Wall Street bank Citigroup said crypto’s October futures wipeout shattered sentiment, sparking nearly $4 billion in bitcoin exchange-traded fund outflows and erasing year-to-date gains.
With fresh flows drying up, bitcoin has slipped back toward the average cost basis of ETF holders and is trading more like Citi’s bear case than its base scenario.
The bank said long-term holders are increasingly uneasy as the market enters the historically weak second year of the halving cycle, with on-chain data showing older supply moving and large wallets trimming positions.
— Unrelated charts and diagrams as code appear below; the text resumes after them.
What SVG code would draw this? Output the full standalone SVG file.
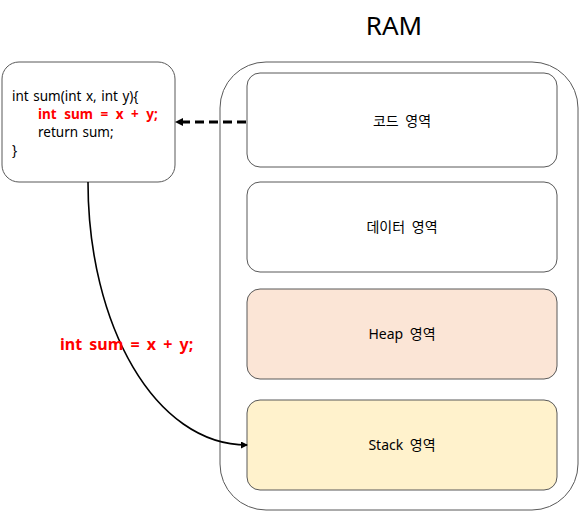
<svg xmlns="http://www.w3.org/2000/svg" width="580" height="511" viewBox="0 0 580 511">
<style>
text{font-family:"Noto Sans","Noto Sans CJK KR",sans-serif;fill:#000}
.box{stroke:#595959;stroke-width:1}
.lbl{font-size:14px;text-anchor:middle;word-spacing:3px}
.code{font-size:13.5px;word-spacing:1px}
.red{fill:#ff0000;font-weight:bold;word-spacing:4px}
</style>
<defs>
<marker id="ah" markerWidth="8" markerHeight="8" refX="7" refY="4" orient="auto" markerUnits="userSpaceOnUse">
<path d="M0,0 L8,4 L0,8 z" fill="#000"/>
</marker>
<marker id="ah2" markerWidth="7" markerHeight="7" refX="6" refY="3.5" orient="auto" markerUnits="userSpaceOnUse">
<path d="M0,0 L7,3.5 L0,7 z" fill="#000"/>
</marker>
</defs>
<text x="394" y="35" font-size="26" text-anchor="middle">RAM</text>
<g id="ram">
<rect x="220" y="62" width="358" height="448" rx="46" ry="46" fill="#fff" class="box"/>
</g>
<g id="code-area">
<rect x="247" y="73" width="310" height="94" rx="13" fill="#fff" class="box"/>
<text x="402" y="126" class="lbl">코드 영역</text>
</g>
<g id="data-area">
<rect x="247" y="182" width="310" height="90" rx="13" fill="#fff" class="box"/>
<text x="402" y="232" class="lbl">데이터 영역</text>
</g>
<g id="heap-area">
<rect x="247" y="289" width="310" height="90" rx="13" fill="#fbe5d6" class="box"/>
<text x="402" y="339" class="lbl">Heap 영역</text>
</g>
<g id="stack-area">
<rect x="247" y="400" width="310" height="90" rx="13" fill="#fff2cc" class="box"/>
<text x="402" y="450" class="lbl">Stack 영역</text>
</g>
<g id="func">
<rect x="2" y="62" width="173" height="120" rx="17" fill="#fff" class="box"/>
<text x="12" y="101" class="code">int sum(int x, int y){</text>
<text x="38" y="119" class="code red">int sum = x + y;</text>
<text x="38" y="137" class="code">return sum;</text>
<text x="12" y="155" class="code">}</text>
</g>
<g id="connectors">
<line x1="246" y1="122" x2="176" y2="122" stroke="#000" stroke-width="3" stroke-dasharray="9,5" marker-end="url(#ah)"/>
<path d="M88,182 C88,325 155,445 247,445" fill="none" stroke="#000" stroke-width="1.6" marker-end="url(#ah2)"/>
</g>
<text x="60" y="350" font-size="16" class="red" style="word-spacing:3px">int sum = x + y;</text>
</svg>
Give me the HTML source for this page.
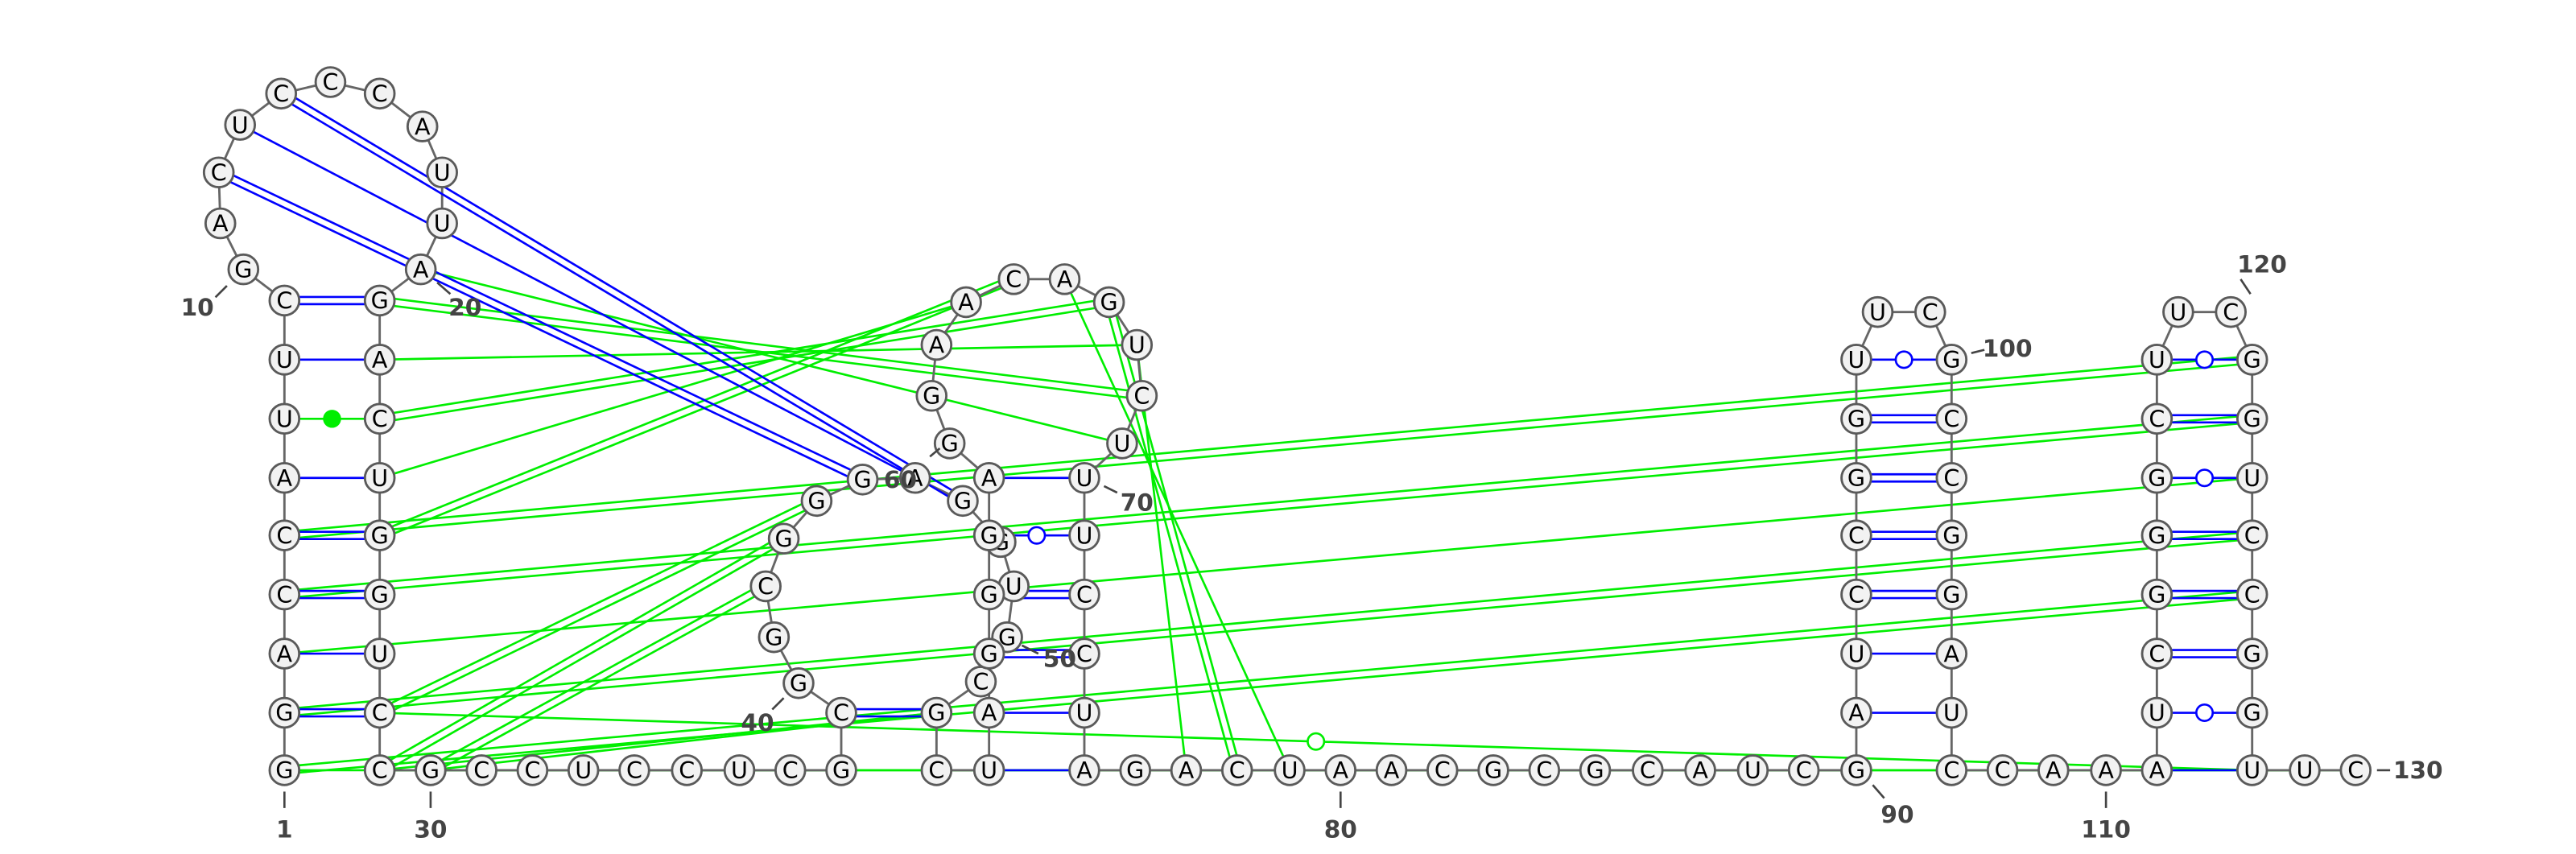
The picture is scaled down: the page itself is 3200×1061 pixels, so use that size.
<!DOCTYPE html>
<html><head><meta charset="utf-8"><style>
html,body{margin:0;padding:0;background:#fff;}
svg{display:block;}
</style></head><body>
<svg id="rna" width="3200" height="1061" viewBox="0 0 1568 520" xmlns="http://www.w3.org/2000/svg">
<g id="pairs-green"></g>
<g id="backbone"></g>
<g id="pairs-blue"></g>
<g id="nucs"></g>
<g id="labels"></g>
</svg>
<script>
const seq = "GGACCAUUCG"+"ACUCCCAUUA"+"GACUGGUCCG"+"CCUCCUCGCG"+"GCGGGAGGUG"+"CGCUAGGGAG"+"GAACAGUCUU"+"UCCUAGACUA"+"ACGCGCAUCG"+"AUCCGGUUCG"+"CCGGAUCCAA"+"AUCGGGCUUC"+"GGUCCGGUUC";
const posX = [null,
173,173,173,173,173,173,173,173,173,148,134,133,146,171,201,231,257,269,269,256,
231,231,231,231,231,231,231,231,231,262,293,324,355,386,418,450,481,512,512,486,
471,466,477,497,525,557,586,609,617,613,597,570,570,602,602,602,602,602,602,578,
567,570,588,617,648,675,692,695,683,660,660,660,660,660,660,691,722,753,785,816,
847,878,909,940,971,1003,1035,1067,1098,1130,1130,1130,1130,1130,1130,1130,1130,1143,1175,1188,
1188,1188,1188,1188,1188,1188,1188,1219,1250,1282,1313,1313,1313,1313,1313,1313,1313,1313,1326,1358,
1371,1371,1371,1371,1371,1371,1371,1371,1403,1434];
const posY = [null,
469,434,398,362,326,291,255,219,183,164,136,105,76,57,50,57,77,105,136,164,
183,219,255,291,326,362,398,434,469,469,469,469,469,469,469,469,469,469,434,416,
388,357,328,305,292,291,305,330,357,388,415,434,469,469,434,398,362,326,291,270,
241,210,184,170,170,184,210,241,270,291,326,362,398,434,469,469,469,469,469,469,
469,469,469,469,469,469,469,469,469,469,434,398,362,326,291,255,219,190,190,219,
255,291,326,362,398,434,469,469,469,469,469,434,398,362,326,291,255,219,190,190,
219,255,291,326,362,398,434,469,469,469];
const bluePairs = [
[9,21,2],[8,22,1],[6,24,1],[5,25,2],[4,26,2],[3,27,1],[2,28,2],
[12,45,2],[13,46,1],[14,47,2],
[39,52,2],[59,70,1],[58,71,0],[57,72,2],[56,73,2],[55,74,1],[54,75,1],
[97,100,0],[96,101,2],[95,102,2],[94,103,2],[93,104,2],[92,105,1],[91,106,1],
[118,121,0],[117,122,2],[116,123,0],[115,124,2],[114,125,2],[113,126,2],[112,127,0],[111,128,1]
];
const greenPairs = [
[7,23,3],
[21,68,2],[20,69,1],[22,67,1],[23,66,2],[24,63,1],[25,64,2],
[5,121,2],[4,122,2],[3,123,1],[2,124,2],[1,125,2],[28,128,0],
[28,44,2],[29,43,2],[30,42,2],[29,52,1],[30,52,1],
[65,79,1],[66,78,2],[67,77,1],[1,129,1],[29,130,1]
];
const labelNums = [1,10,20,30,40,50,60,70,80,90,100,110,120,130];
const labelOff = {1:[0,36,0,13,0,23],10:[-28,23,-17,17,-10,10],20:[27,23,10,8,18,15],30:[0,36,0,13,0,23],
40:[-25,24,-16,16,-9,9],50:[32,13,9,5,19,10],60:[-30,22,-12,8,-6,3],70:[32,15,12,5,20,9],80:[0,36,0,13,0,23],
90:[25,27,10,9,17,17],100:[34,-7,12,-4,20,-6],110:[0,36,0,13,0,23],120:[19,-29,12,-11,6,-20],130:[38,0,13,0,21,0]};

const NS="http://www.w3.org/2000/svg";
function mk(tag, attrs, parent){const e=document.createElementNS(NS,tag);for(const k in attrs)e.setAttribute(k,attrs[k]);parent.appendChild(e);return e;}
const gG=document.getElementById('pairs-green'), gB=document.getElementById('backbone'), gP=document.getElementById('pairs-blue'), gN=document.getElementById('nucs'), gL=document.getElementById('labels');

function drawPair(p, color, parent, kind){
  const [i,j,t]=p; const x1=posX[i],y1=posY[i],x2=posX[j],y2=posY[j];
  const dx=x2-x1, dy=y2-y1, L=Math.hypot(dx,dy)||1; const nx=-dy/L, ny=dx/L;
  const g=mk('g',{},parent);
  
  
  if(t===2){
    [-2.2,2.2].forEach(o=>mk('line',{x1:x1+nx*o,y1:y1+ny*o,x2:x2+nx*o,y2:y2+ny*o,stroke:color,'stroke-width':1.3},g));
  } else {
    mk('line',{x1,y1,x2,y2,stroke:color,'stroke-width':1.3},g);
    if(t===0) mk('circle',{cx:(x1+x2)/2,cy:(y1+y2)/2,r:5,fill:'#fff',stroke:color,'stroke-width':1.3},g);
    if(t===3) mk('circle',{cx:(x1+x2)/2,cy:(y1+y2)/2,r:5,fill:color,stroke:color,'stroke-width':1},g);
  }
}
greenPairs.forEach(p=>drawPair(p,'#00ee00',gG,'alt-pair'));
for(let i=1;i<130;i++){
  const l=mk('line',{x1:posX[i],y1:posY[i],x2:posX[i+1],y2:posY[i+1],stroke:'#666','stroke-width':1.4},gB);
  
  
}
bluePairs.forEach(p=>drawPair(p,'#0000ff',gP,'pair'));
for(let i=1;i<=130;i++){
  const g=mk('g',{},gN);
  
  
  mk('circle',{cx:posX[i],cy:posY[i],r:9,fill:'#f2f2f2',stroke:'#5a5a5a','stroke-width':1.4},g);
  const t=mk('text',{x:posX[i],y:posY[i]+5,'text-anchor':'middle','font-family':'"DejaVu Sans","Liberation Sans",sans-serif','font-size':14,fill:'#000'},g);
  t.textContent=seq[i-1];
}
labelNums.forEach(n=>{
  const o=labelOff[n]; const x=posX[n], y=posY[n];
  const g=mk('g',{},gL);
  
  
  mk('line',{x1:x+o[2],y1:y+o[3],x2:x+o[4],y2:y+o[5],stroke:'#444','stroke-width':1.3},g);
  const t=mk('text',{x:x+o[0],y:y+o[1]+5,'text-anchor':'middle','font-family':'"DejaVu Sans","Liberation Sans",sans-serif','font-size':14.5,'font-weight':'bold',fill:'#444'},g);
  t.textContent=n;
});
</script>
</body></html>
Risk appetite has evaporated across majors since the early-Oct. flash crash tied to broader macro stress, leaving bitcoin underperforming its usual drivers and lacking near-term catalysts unless equities rebound or Washington’s digital-asset legislation advances, analyst Alex Saunders wrote in the Friday report.
Interest hasn’t disappeared, Saunders said, but long-term holders are defensive and newcomers see little reason to step in while bitcoin trades below key technical levels.
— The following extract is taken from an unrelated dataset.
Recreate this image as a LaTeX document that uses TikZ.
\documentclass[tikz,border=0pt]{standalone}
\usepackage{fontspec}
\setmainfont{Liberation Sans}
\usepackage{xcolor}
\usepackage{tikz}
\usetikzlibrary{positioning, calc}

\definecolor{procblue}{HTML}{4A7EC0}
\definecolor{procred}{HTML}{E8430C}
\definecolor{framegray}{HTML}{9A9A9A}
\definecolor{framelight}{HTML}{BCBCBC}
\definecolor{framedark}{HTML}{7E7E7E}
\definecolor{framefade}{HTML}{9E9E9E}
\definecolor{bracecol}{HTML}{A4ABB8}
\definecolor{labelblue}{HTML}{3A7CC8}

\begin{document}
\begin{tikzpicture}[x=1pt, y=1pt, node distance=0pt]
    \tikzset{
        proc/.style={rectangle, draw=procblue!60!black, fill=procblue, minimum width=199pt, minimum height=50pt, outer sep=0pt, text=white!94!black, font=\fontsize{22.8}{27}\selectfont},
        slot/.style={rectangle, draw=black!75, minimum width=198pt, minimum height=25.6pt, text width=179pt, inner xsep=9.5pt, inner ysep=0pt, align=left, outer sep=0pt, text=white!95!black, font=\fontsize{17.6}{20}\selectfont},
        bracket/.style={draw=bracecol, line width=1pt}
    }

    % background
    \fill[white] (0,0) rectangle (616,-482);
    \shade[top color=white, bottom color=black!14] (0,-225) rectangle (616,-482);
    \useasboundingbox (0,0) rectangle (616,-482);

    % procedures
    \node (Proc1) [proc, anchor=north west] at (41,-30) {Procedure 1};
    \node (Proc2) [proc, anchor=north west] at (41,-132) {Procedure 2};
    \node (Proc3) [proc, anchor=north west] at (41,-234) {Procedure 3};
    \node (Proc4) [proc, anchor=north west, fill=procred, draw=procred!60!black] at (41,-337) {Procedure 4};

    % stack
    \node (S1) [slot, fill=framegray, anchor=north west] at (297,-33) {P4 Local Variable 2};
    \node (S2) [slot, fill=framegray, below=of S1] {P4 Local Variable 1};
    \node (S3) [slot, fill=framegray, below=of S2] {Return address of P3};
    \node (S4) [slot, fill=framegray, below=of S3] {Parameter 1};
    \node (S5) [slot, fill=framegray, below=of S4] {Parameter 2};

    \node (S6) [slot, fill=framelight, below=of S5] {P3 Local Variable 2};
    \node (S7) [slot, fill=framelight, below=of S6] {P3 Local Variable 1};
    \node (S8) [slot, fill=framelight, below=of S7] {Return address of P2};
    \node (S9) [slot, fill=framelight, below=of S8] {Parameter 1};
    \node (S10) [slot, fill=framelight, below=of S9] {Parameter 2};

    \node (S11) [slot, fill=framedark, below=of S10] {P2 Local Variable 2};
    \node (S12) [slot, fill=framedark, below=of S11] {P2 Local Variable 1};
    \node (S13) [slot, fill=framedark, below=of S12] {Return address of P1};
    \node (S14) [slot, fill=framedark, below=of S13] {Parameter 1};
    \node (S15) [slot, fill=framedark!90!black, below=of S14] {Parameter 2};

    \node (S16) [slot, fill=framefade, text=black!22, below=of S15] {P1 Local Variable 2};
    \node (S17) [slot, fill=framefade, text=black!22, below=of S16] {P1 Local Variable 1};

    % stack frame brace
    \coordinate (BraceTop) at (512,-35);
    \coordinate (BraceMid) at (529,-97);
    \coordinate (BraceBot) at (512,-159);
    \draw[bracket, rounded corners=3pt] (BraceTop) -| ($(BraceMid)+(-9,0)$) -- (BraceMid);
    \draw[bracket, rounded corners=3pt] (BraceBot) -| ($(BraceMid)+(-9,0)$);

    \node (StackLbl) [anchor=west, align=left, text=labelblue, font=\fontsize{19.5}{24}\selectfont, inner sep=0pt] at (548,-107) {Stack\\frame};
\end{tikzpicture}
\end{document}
Saunders expected $7.5 billion in ETF inflows by year-end, but negative flows now place bitcoin near the bank’s $82,000 bear-case view.
The firm sees $80,000 as a pivotal level for ETF holders and says a regulatory breakthrough next year could restore demand, keeping its 12-month targets unchanged at $25 billion in flows and a bitcoin price of $181,000.
Bitcoin was trading around $86,500 at publication time.